After induction and training graduates are dispersed to different teams. While you may have promised to meet up for lunch once a week, this generally never happens. It is so important to keep in touch with graduates from other teams. They are going through exactly the same difficulties as you and can potentially help you with your problems. You may be going to their team next, in which case they can update you on the team dynamic and the kind of work you will be doing.

  1. Keep in mind at all times you are trying to convince the team that they should offer you a permanent position.

The purpose of a rotation is for you to try out a team and for the team to try you out to see if they want to offer you a permanent position. Equity Partners run law firms and dictate to HR what will happen to you after your graduate year. Even if you do not want to settle in that team, remain vigilant at all times, as you will be reviewed at the end of the rotation, and that review may help you settle in the team you want.

  1. Do not wait until your performance review to bring up issues.

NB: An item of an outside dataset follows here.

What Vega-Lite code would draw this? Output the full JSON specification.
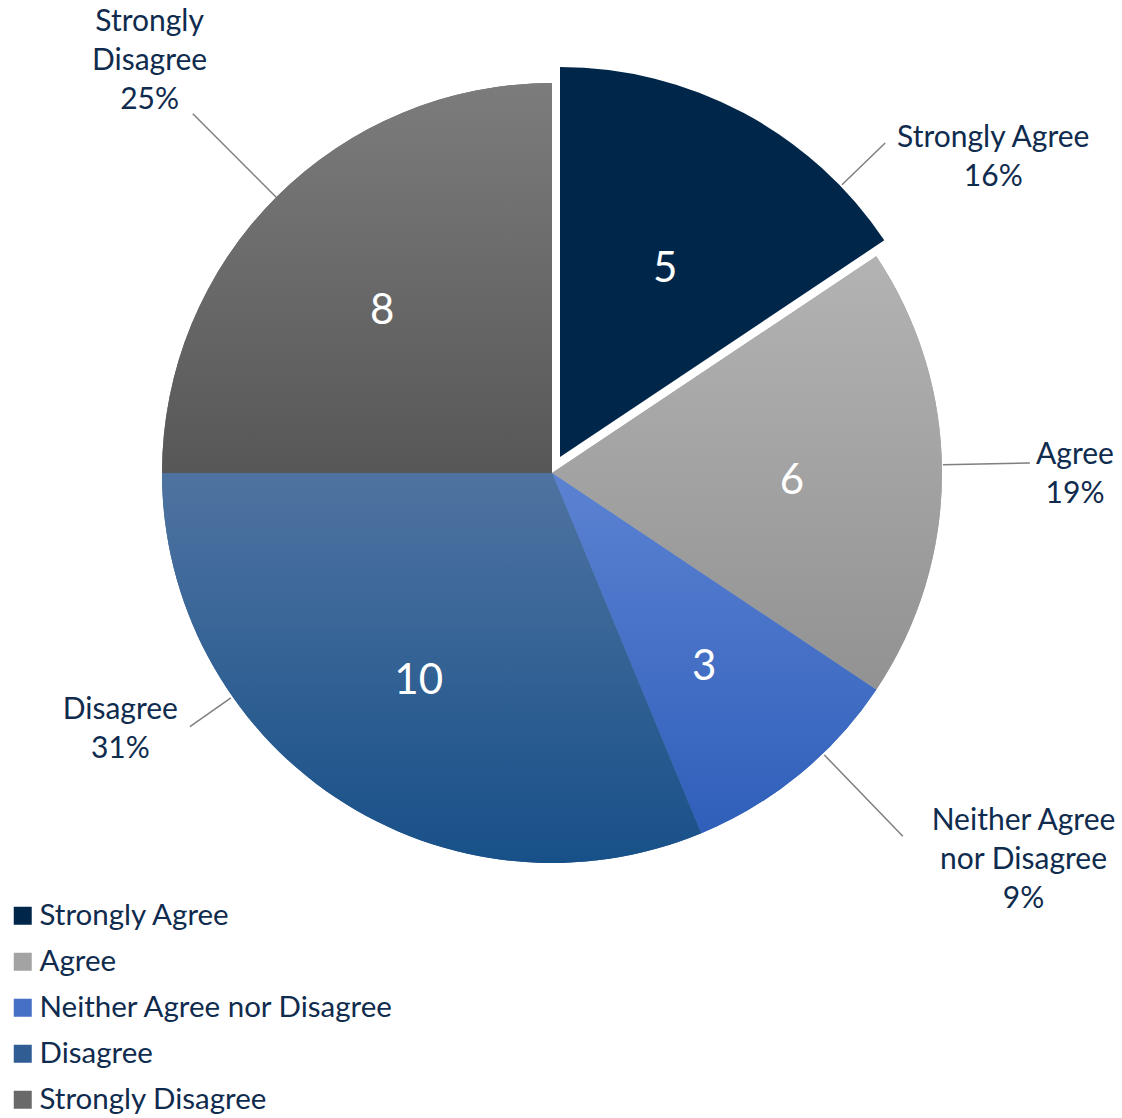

One of the main issues graduates worry about is billable hours. Generally there is ALWAYS work for a graduate lawyer to do. However, much of the work may not be billable. This may make it difficult for you to reach your billable hours target. My billable hours target was 3.5 hours a day which left plenty of time for non-billable work, but at top tier firms it can be upward of 7 hours. Bring the issue up directly with your Partner. Hopefully they see non-billable work as contributing to your team and tell you not to worry about the billable hours.

  1. Be hungry!

Do not let the humdrum of daily life at a law firm get you down. Remember how enthusiastic and hungry to be involved in law you were at the beginning of the graduate year? Remember how many applications you wrote to get this job? Do not leave your motivation at the door. Stay hungry.